## Begin MATERIALS PROVIDED
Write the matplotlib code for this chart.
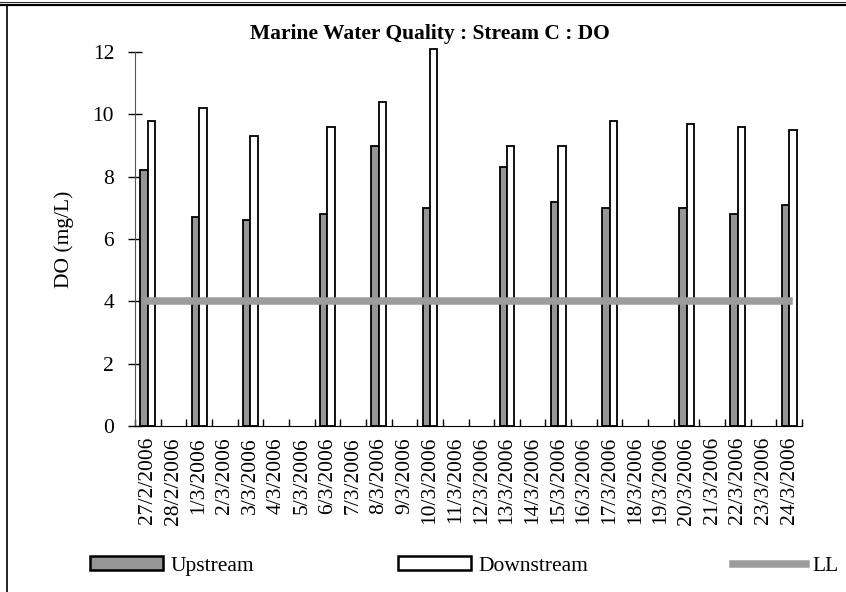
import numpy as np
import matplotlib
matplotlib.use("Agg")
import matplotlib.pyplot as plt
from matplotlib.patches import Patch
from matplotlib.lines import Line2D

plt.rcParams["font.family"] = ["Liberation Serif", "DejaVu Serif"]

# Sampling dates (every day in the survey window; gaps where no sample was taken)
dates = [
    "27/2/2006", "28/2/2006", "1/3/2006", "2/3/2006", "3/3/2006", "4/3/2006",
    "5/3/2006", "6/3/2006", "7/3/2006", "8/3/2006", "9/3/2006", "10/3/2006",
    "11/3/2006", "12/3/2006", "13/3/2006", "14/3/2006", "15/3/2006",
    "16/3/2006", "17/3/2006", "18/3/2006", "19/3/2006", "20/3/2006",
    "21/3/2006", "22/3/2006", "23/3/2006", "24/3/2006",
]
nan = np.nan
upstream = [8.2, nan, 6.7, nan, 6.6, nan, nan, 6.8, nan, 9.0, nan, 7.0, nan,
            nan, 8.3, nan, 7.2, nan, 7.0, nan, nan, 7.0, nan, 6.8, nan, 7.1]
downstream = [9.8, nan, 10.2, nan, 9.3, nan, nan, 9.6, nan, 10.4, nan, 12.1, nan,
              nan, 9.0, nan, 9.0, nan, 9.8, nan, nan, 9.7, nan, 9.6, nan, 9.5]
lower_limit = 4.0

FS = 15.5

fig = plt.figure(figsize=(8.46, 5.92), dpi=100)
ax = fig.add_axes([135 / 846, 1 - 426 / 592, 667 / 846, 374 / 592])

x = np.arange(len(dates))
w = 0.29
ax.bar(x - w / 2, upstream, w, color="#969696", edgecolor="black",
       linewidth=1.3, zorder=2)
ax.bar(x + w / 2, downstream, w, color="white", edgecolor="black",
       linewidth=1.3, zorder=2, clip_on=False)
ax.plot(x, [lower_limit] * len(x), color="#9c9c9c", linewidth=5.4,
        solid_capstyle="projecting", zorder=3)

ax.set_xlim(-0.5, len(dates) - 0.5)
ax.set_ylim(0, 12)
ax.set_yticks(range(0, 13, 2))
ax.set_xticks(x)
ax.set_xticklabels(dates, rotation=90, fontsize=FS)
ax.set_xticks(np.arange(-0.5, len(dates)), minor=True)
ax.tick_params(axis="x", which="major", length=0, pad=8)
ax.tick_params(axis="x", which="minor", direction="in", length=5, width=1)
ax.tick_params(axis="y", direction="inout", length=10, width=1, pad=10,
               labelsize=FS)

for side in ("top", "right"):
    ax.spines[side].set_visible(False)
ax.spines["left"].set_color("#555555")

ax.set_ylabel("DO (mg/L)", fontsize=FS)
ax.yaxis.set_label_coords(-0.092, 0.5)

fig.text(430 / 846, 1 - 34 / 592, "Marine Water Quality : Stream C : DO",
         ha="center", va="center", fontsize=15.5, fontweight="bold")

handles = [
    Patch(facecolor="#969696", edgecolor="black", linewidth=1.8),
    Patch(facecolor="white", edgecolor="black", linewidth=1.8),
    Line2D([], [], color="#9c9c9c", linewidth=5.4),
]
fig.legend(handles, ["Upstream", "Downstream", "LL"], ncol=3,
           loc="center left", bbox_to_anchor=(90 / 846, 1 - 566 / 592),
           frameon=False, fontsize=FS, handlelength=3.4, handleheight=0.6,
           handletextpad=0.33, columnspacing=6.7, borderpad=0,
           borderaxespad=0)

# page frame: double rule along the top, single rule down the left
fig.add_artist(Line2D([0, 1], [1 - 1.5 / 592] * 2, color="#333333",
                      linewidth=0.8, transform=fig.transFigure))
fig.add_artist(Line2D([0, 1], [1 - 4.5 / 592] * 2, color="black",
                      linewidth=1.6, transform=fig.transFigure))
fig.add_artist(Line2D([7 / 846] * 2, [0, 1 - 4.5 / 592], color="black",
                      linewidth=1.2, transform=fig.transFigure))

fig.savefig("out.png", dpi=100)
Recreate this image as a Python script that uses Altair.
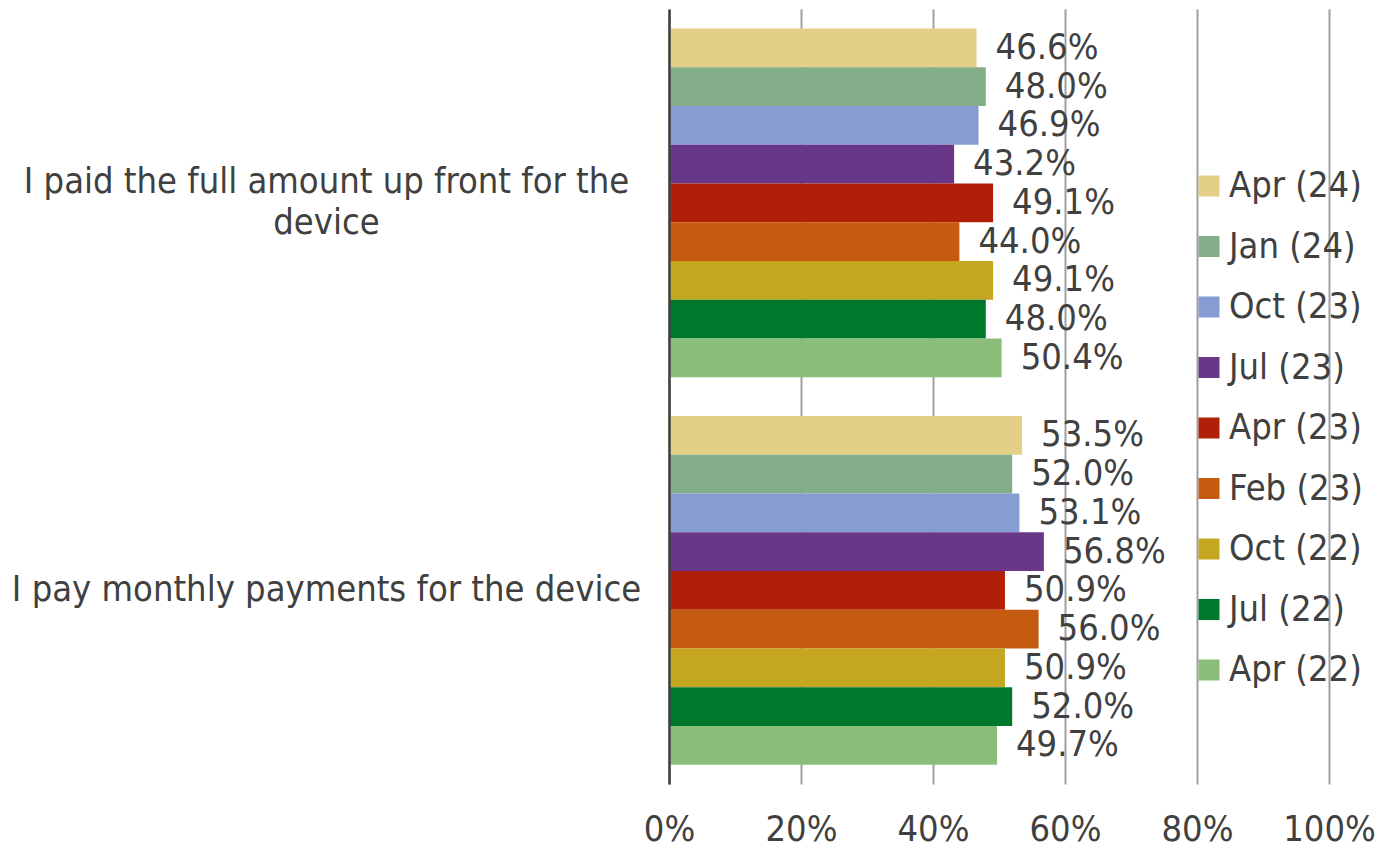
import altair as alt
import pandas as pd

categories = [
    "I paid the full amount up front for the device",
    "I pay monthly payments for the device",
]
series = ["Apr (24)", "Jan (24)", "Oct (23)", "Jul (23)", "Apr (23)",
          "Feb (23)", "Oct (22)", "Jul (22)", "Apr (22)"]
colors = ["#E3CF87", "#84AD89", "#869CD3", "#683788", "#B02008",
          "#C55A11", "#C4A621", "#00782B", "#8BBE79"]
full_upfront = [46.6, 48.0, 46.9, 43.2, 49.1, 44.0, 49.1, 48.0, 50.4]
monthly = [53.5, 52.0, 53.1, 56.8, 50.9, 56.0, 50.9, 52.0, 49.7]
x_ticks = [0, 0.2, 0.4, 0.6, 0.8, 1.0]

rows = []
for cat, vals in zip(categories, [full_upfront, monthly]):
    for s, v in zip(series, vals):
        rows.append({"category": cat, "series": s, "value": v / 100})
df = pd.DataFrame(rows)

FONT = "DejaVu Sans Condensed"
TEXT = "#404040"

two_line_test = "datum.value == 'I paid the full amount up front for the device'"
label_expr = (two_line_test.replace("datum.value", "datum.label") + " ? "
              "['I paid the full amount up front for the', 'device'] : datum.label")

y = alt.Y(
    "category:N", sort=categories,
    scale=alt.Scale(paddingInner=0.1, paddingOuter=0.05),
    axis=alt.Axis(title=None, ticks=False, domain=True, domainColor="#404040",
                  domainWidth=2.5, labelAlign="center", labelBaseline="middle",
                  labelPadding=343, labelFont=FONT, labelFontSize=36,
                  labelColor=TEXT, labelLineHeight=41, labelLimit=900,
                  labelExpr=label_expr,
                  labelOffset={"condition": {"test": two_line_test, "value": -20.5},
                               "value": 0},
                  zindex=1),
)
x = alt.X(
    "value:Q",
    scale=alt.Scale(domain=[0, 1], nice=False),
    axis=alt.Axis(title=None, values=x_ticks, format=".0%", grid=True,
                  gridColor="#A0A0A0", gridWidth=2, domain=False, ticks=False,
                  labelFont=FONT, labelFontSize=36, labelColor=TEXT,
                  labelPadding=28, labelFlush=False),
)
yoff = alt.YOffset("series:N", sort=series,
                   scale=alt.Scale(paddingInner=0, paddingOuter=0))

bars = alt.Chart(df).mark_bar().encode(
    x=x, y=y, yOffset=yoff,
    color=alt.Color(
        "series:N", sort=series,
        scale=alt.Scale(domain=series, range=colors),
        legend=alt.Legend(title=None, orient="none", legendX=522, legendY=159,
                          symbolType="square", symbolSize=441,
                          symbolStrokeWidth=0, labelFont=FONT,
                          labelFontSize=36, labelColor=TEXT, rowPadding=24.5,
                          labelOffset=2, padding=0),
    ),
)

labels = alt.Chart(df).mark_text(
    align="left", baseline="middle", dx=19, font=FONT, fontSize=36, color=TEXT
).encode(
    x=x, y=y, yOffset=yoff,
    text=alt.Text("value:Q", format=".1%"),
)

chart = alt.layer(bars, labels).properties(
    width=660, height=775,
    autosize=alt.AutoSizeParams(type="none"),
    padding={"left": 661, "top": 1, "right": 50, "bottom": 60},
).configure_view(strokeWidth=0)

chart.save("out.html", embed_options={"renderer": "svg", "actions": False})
## End MATERIALS PROVIDED
REQUIREMENTS: Repeat exactly the stretch of lines that opens with the line containing "Recreate this image" and closes with the line containing "for the', 'device']". Leave the pictures out, and add nothing.

TASK OUTPUT:
Recreate this image as a Python script that uses Altair.
import altair as alt
import pandas as pd

categories = [
    "I paid the full amount up front for the device",
    "I pay monthly payments for the device",
]
series = ["Apr (24)", "Jan (24)", "Oct (23)", "Jul (23)", "Apr (23)",
          "Feb (23)", "Oct (22)", "Jul (22)", "Apr (22)"]
colors = ["#E3CF87", "#84AD89", "#869CD3", "#683788", "#B02008",
          "#C55A11", "#C4A621", "#00782B", "#8BBE79"]
full_upfront = [46.6, 48.0, 46.9, 43.2, 49.1, 44.0, 49.1, 48.0, 50.4]
monthly = [53.5, 52.0, 53.1, 56.8, 50.9, 56.0, 50.9, 52.0, 49.7]
x_ticks = [0, 0.2, 0.4, 0.6, 0.8, 1.0]

rows = []
for cat, vals in zip(categories, [full_upfront, monthly]):
    for s, v in zip(series, vals):
        rows.append({"category": cat, "series": s, "value": v / 100})
df = pd.DataFrame(rows)

FONT = "DejaVu Sans Condensed"
TEXT = "#404040"

two_line_test = "datum.value == 'I paid the full amount up front for the device'"
label_expr = (two_line_test.replace("datum.value", "datum.label") + " ? "
              "['I paid the full amount up front for the', 'device'] : datum.label")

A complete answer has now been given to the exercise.